Видимо томясь желанием обратного движения, Вы зорко следите и подмечаете признаки последнего. Размышляя о Ваших «чувствах, вымучившихся до формул и определений» (как непременно назвал бы Аполлон Григорьев положения о теургии) [907], я поставил себе раньше всего два вопроса: 1) верен ли указанный Вами генезис художественности; 2) необходим ли всеобщий обратный процесс.
Вы указываете на то, что погрузились в отчаяние многие лучшие умы [908]. Совершенно верно. «Чем выше человек», сказал 24 марта 1829 года Эккерману Гёте, «тем более находится он под влиянием демонов, и он должен только всегда быть настороже, чтобы его управляющая воля не попала на окольные пути» [909].

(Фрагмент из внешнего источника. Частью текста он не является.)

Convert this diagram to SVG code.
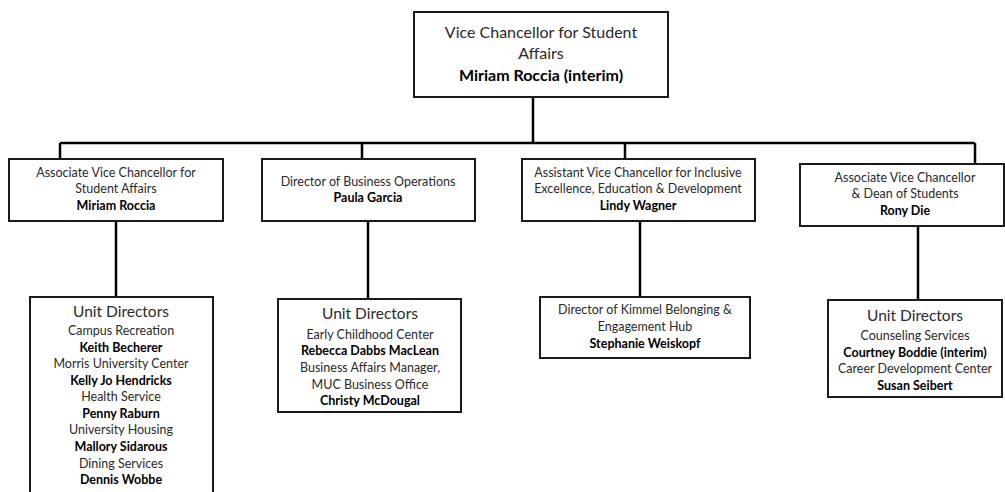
<svg xmlns="http://www.w3.org/2000/svg" width="1005" height="492" viewBox="0 0 1005 492">
<style>
.box{fill:#fff;stroke:#1a1a1a;stroke-width:2}
.ln{fill:none;stroke:#000;stroke-width:2.5}
text{font-family:Lato,"Open Sans","Liberation Sans",sans-serif;text-anchor:middle;fill:#2a2a2a}
.t{font-size:16px}
.u{font-size:15.5px}
.s{font-size:12.5px}
.b{font-weight:bold;fill:#000}
</style>
<rect width="1005" height="492" fill="#fff"/>
<g id="connectors">
<path class="ln" d="M533,97V143M60,143H975M60,143V159M362,143V159M625,143V159M975,143V164M116,221V297M368,221V299M640,221V297M918,226V300"/>
</g>
<g id="vc">
<rect class="box" x="414" y="12" width="254" height="85"/>
<text class="t" x="541" y="38">Vice Chancellor for Student</text>
<text class="t" x="541" y="59">Affairs</text>
<text class="t b" x="541" y="81">Miriam Roccia (interim)</text>
</g>
<g id="avc">
<rect class="box" x="9" y="159" width="214" height="62"/>
<text class="s" x="116" y="177">Associate Vice Chancellor for</text>
<text class="s" x="116" y="193">Student Affairs</text>
<text class="s b" x="116" y="210">Miriam Roccia</text>
</g>
<g id="dbo">
<rect class="box" x="262" y="159" width="213" height="62"/>
<text class="s" x="368" y="186">Director of Business Operations</text>
<text class="s b" x="368" y="202">Paula Garcia</text>
</g>
<g id="asvc">
<rect class="box" x="522" y="159" width="233" height="62"/>
<text class="s" x="638" y="177">Assistant Vice Chancellor for Inclusive</text>
<text class="s" x="638" y="193">Excellence, Education &amp; Development</text>
<text class="s b" x="638" y="210">Lindy Wagner</text>
</g>
<g id="dean">
<rect class="box" x="800" y="164" width="204" height="62"/>
<text class="s" x="905" y="182">Associate Vice Chancellor</text>
<text class="s" x="905" y="198">&amp; Dean of Students</text>
<text class="s b" x="905" y="215">Rony Die</text>
</g>
<g id="ud1">
<rect class="box" x="30" y="297" width="183" height="200"/>
<text class="u" x="121" y="317">Unit Directors</text>
<text class="s" x="121" y="335">Campus Recreation</text>
<text class="s b" x="121" y="352">Keith Becherer</text>
<text class="s" x="121" y="368">Morris University Center</text>
<text class="s b" x="121" y="385">Kelly Jo Hendricks</text>
<text class="s" x="121" y="401">Health Service</text>
<text class="s b" x="121" y="418">Penny Raburn</text>
<text class="s" x="121" y="434">University Housing</text>
<text class="s b" x="121" y="451">Mallory Sidarous</text>
<text class="s" x="121" y="468">Dining Services</text>
<text class="s b" x="121" y="484">Dennis Wobbe</text>
</g>
<g id="ud2">
<rect class="box" x="278" y="299" width="183" height="113"/>
<text class="u" x="370" y="319">Unit Directors</text>
<text class="s" x="370" y="339">Early Childhood Center</text>
<text class="s b" x="370" y="355">Rebecca Dabbs MacLean</text>
<text class="s" x="370" y="372">Business Affairs Manager,</text>
<text class="s" x="370" y="389">MUC Business Office</text>
<text class="s b" x="370" y="405">Christy McDougal</text>
</g>
<g id="kimmel">
<rect class="box" x="540" y="297" width="210" height="61"/>
<text class="s" x="645" y="314">Director of Kimmel Belonging &amp;</text>
<text class="s" x="645" y="331">Engagement Hub</text>
<text class="s b" x="645" y="348">Stephanie Weiskopf</text>
</g>
<g id="ud4">
<rect class="box" x="828" y="300" width="174" height="97"/>
<text class="u" x="915" y="321">Unit Directors</text>
<text class="s" x="915" y="340">Counseling Services</text>
<text class="s b" x="915" y="357">Courtney Boddie (interim)</text>
<text class="s" x="915" y="373">Career Development Center</text>
<text class="s b" x="915" y="390">Susan Seibert</text>
</g>
</svg>
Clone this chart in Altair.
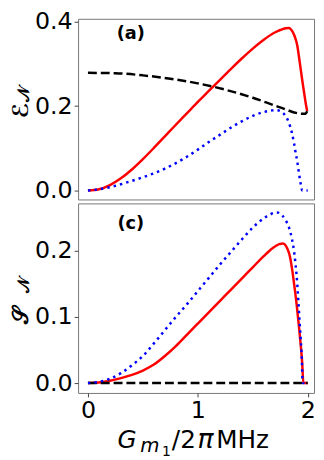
import altair as alt
import pandas as pd

# ---------------- data ----------------
# panel (a): E_N
a_red_x = [0, 0.1, 0.2, 0.3, 0.4, 0.5, 0.6, 0.7, 0.8, 0.9, 1.0, 1.1, 1.2, 1.3, 1.4, 1.5, 1.6, 1.7, 1.75, 1.8,
           1.83, 1.85, 1.875, 1.89, 1.905, 1.92, 1.935, 1.95, 1.965, 1.98, 1.995]
a_red_y = [0, 0.003, 0.013, 0.029, 0.050, 0.0745, 0.101, 0.1285, 0.156, 0.183, 0.210, 0.236, 0.262, 0.288, 0.313,
           0.3365, 0.3575, 0.3745, 0.3805, 0.3845, 0.385, 0.381, 0.370, 0.359, 0.344, 0.318, 0.290, 0.262, 0.236,
           0.210, 0.188]
a_black_x = [0, 0.25, 0.5, 0.75, 1.0, 1.25, 1.5, 1.75, 1.95, 1.98, 1.995]
a_black_y = [0.279, 0.278, 0.273, 0.265, 0.254, 0.239, 0.220, 0.197, 0.182, 0.182, 0.188]
a_blue_x = [0, 0.1, 0.2, 0.3, 0.4, 0.5, 0.6, 0.7, 0.8, 0.9, 1.0, 1.1, 1.2, 1.3, 1.4, 1.5, 1.6, 1.68, 1.72, 1.76,
            1.8, 1.83, 1.855, 1.875, 1.89, 1.905, 1.92, 1.935, 1.95, 2.0]
a_blue_y = [0, 0.003, 0.008, 0.015, 0.023, 0.0315, 0.041, 0.052, 0.065, 0.080, 0.097, 0.115, 0.132, 0.149, 0.164,
            0.177, 0.186, 0.190, 0.1905, 0.187, 0.176, 0.160, 0.138, 0.113, 0.090, 0.069, 0.042, 0.018, 0.0, 0.0]

# panel (c): S_N
c_red_x = [0, 0.1, 0.2, 0.3, 0.4, 0.5, 0.6, 0.7, 0.8, 0.9, 1.0, 1.1, 1.2, 1.3, 1.4, 1.5, 1.6, 1.68, 1.74, 1.775,
           1.815, 1.84, 1.86, 1.88, 1.9, 1.92, 1.935, 1.95, 1.96, 2.0]
c_red_y = [0, 0.001, 0.0035, 0.0075, 0.0125, 0.019, 0.028, 0.041, 0.056, 0.073, 0.090, 0.107, 0.124, 0.141, 0.158,
           0.175, 0.192, 0.204, 0.210, 0.211, 0.203, 0.190, 0.170, 0.145, 0.118, 0.086, 0.060, 0.030, 0.0, 0.0]
c_black_x = [0, 2.0]
c_black_y = [0, 0]
c_blue_x = [0, 0.1, 0.2, 0.3, 0.4, 0.5, 0.6, 0.7, 0.8, 0.9, 1.0, 1.1, 1.2, 1.3, 1.4, 1.5, 1.6, 1.67, 1.72, 1.77,
            1.8, 1.83, 1.855, 1.875, 1.89, 1.905, 1.915, 1.925, 1.935, 1.944, 1.955, 2.0]
c_blue_y = [0, 0.002, 0.0065, 0.015, 0.027, 0.041, 0.060, 0.080, 0.100, 0.119, 0.139, 0.159, 0.179, 0.198, 0.217,
            0.235, 0.249, 0.256, 0.258, 0.253, 0.246, 0.235, 0.219, 0.200, 0.178, 0.150, 0.124, 0.096, 0.070,
            0.046, 0.0, 0.0]

x_ticks = [0, 1, 2]
a_ticks = [0.0, 0.2, 0.4]
c_ticks = [0.0, 0.1, 0.2]
panel_labels = ["(a)", "(c)"]

# ---------------- layout ----------------
W = 239
H_TOP = 183
H_BOT = 192
FONT = "DejaVu Sans"
X_SCALE = alt.Scale(domain=[-0.0898, 2.0575], nice=False, zero=False)
A_SCALE = alt.Scale(domain=[-0.0211, 0.4070], nice=False, zero=False)
C_SCALE = alt.Scale(domain=[-0.0149, 0.2716], nice=False, zero=False)
TICK_COLOR = "#444"


def yaxis(vals):
    return alt.Axis(values=vals, format=".1f", labelFontSize=24, labelFont=FONT,
                    tickSize=4, tickColor=TICK_COLOR, labelPadding=2, domain=False,
                    grid=False, title=None, labelFlush=False, labelColor="black")


XAXIS = alt.Axis(values=x_ticks, format="d", labelFontSize=24, labelFont=FONT,
                 tickSize=4, tickColor=TICK_COLOR, labelPadding=2, domain=False,
                 grid=False, title=None, labelFlush=False, labelColor="black")


def line(xs, ys, color, dash, width, yscale, xaxis, yax):
    df = pd.DataFrame({"x": xs, "y": ys})
    kw = dict(color=color, strokeWidth=width, interpolate="monotone")
    if dash:
        kw["strokeDash"] = dash
    return alt.Chart(df).mark_line(**kw).encode(
        x=alt.X("x:Q", scale=X_SCALE, axis=xaxis),
        y=alt.Y("y:Q", scale=yscale, axis=yax),
    )


def txt(s, x, y, size, style="normal", weight="normal", angle=0, font=FONT):
    kw = dict(align="left", baseline="alphabetic", fontSize=size, font=font,
              fontStyle=style, fontWeight=weight, color="black")
    if angle:
        kw["angle"] = angle
    return alt.Chart(pd.DataFrame({"k": [0]})).mark_text(**kw).encode(
        x=alt.value(x), y=alt.value(y), text=alt.value(s))


def panel_label(s, xv, yv, yscale):
    df = pd.DataFrame({"x": [xv], "y": [yv], "t": [s]})
    return alt.Chart(df).mark_text(fontSize=18, fontWeight="bold", font=FONT,
                                   color="black", align="center",
                                   baseline="middle").encode(
        x=alt.X("x:Q", scale=X_SCALE), y=alt.Y("y:Q", scale=yscale), text="t:N")


# invisible anchor that fixes the top-left corner of the whole drawing
anchor = alt.Chart(pd.DataFrame({"k": [0]})).mark_rect(opacity=0).encode(
    x=alt.value(-90), x2=alt.value(-89), y=alt.value(-15), y2=alt.value(-14))

top = alt.layer(
    anchor,
    line(a_red_x, a_red_y, "#ff0000", None, 2.5, A_SCALE, None, yaxis(a_ticks)),
    line(a_black_x, a_black_y, "black", [9, 4], 2.5, A_SCALE, None, yaxis(a_ticks)),
    line(a_blue_x, a_blue_y, "#0000ff", [2.5, 4.1], 2.5, A_SCALE, None, yaxis(a_ticks)),
    panel_label(panel_labels[0], 0.39, 0.372, A_SCALE),
    txt("ℰ", -51, 101, 22, weight="bold", angle=270),
    txt("𝒩", -50, 84, 16, weight="bold", angle=270),
).properties(width=W, height=H_TOP)

bottom = alt.layer(
    line(c_red_x, c_red_y, "#ff0000", None, 2.5, C_SCALE, XAXIS, yaxis(c_ticks)),
    line(c_black_x, c_black_y, "black", [9, 4], 2.5, C_SCALE, XAXIS, yaxis(c_ticks)),
    line(c_blue_x, c_blue_y, "#0000ff", [2.5, 4.1], 2.5, C_SCALE, XAXIS, yaxis(c_ticks)),
    panel_label(panel_labels[1], 0.39, 0.24, C_SCALE),
    txt("𝒮", -51, 122, 22, weight="bold", angle=270),
    txt("𝒩", -50, 91, 16, weight="bold", angle=270),
    txt("G", 40, 248, 25, style="italic"),
    txt("m", 63, 252, 20, style="italic"),
    txt("1", 85, 256, 14),
    txt("/2", 95, 248, 25),
    txt("π", 121, 248, 27, style="italic"),
    txt("MHz", 140, 248, 25),
).properties(width=W, height=H_BOT)

chart = alt.vconcat(top, bottom, spacing=4, bounds="flush").properties(
    padding={"left": -20, "top": -8, "right": 0, "bottom": 0}
).configure_view(stroke="#777", strokeWidth=1)

chart.save("out.html", embed_options={"renderer": "svg", "actions": False})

Наилучшие выдержали борьбу, нисколько не сводя всего творчества к теургии и всего делания к религиозному деланию.
Не надо углублять в себе опасного любопытства; не надо перепрыгивать. «Всякое забегание вперед как церковников (с их Антихристом) и теософов, так и теургов à la *** с их речами о соединяющем религиозном делании значительны только как попытки нового мышления, а не сами по себе» [910]. Так писали Вы мне в декабре 1902 года… Оказывается, что эти «попытки» настолько «значительны», что «заражают»… Повторяю, чтó принципиально сказал Вам в одном недавнем своем письме: человеку надоело быть человеком; от слишком-человеческого он ищет исцеления не в чисто-человеческом, а в сверх-человеческом. Как первые христиане со всей силой оттолкнулись от берега язычества и потому очутились не в фарватере, а только у другого берега, так и «новые» художники и мыслители, отталкиваясь от берега «сократизма», тоже не всегда соразмеряют свою силу. И чем у кого эта сила больше, тем более опасности для него впасть в юродство. Поэтому долой болезненную напряженность! Соблазн «объявиться»! Самочинное вмешательство в непреклонный ход мистических событий и прочие грехи суетливости, суеты, неритмичности! Раньше теургии необходима антропургия.

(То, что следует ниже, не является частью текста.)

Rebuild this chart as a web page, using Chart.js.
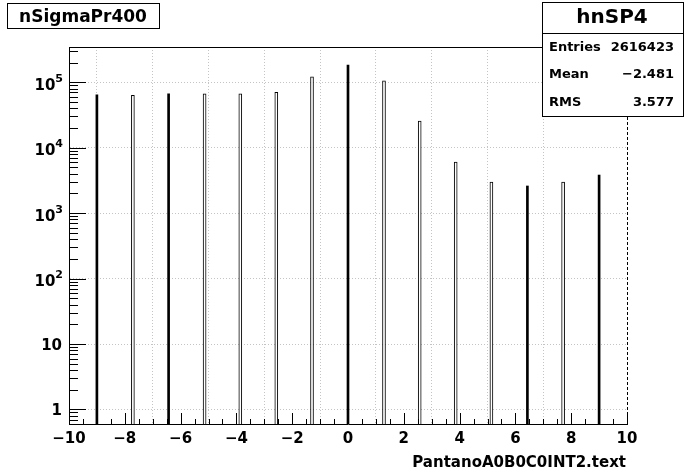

Чистота человечности – несовместима с одержимостью как в жизни и в деятельности, так и в творчестве.
Впечатление от художника-демониста всегда заключает в себе какую-то примесь, ничего общего с его искусством не имеющую; то же следует сказать и о речи пророка.
Возьму резкий пример. Паганини был несомненно демоничен; независимо от дошедших до нас характеристик его (например, Гейне) [911], это заключение можно сделать на основании разбора его композиций: чисто музыкальная ценность их, очевидно, далеко ниже того впечатления, которое они производили на всех в исполнении их автора.
Итак, мое первое возражение сводится к принципу независимости и самостоятельности искусства и вообще творчества от теургии. Мое второе возражение касается Вашего чрезмерного возвеличения музыки надо всеми другими искусствами. Все искусства поглощаются у Вас музыкой так же, как все виды и направления творчества тонут в теургии. Вы знаете, что я люблю музыку больше других искусств, но мне отнюдь не «хочется» (как Вам) «думать, что музыкальные идеи суть родовые относительно идей поэтических», что «музыка – вершина искусств», что «музыка – это действительная стихийная магия» [912].
По поводу первых двух абзацев третьего параграфа Вашей статьи скажу Вам, что при пользовании воззрениями, принципами и терминами Ницше эпохи «Die Geburt der Tragoedie» [913]необходимо иметь в виду его тогдашнее нахождение в плену у Шопенгауэровской мысли. То, чтó говорил о музыке Шопенгауэр, так же верно и так же неверно, как и все в его философии. Шопенгауэр только гениальный начинатель новой эстетики, Ницше и Вагнер – гениальные продолжатели, но дело ждет еще исправителя и завершителя.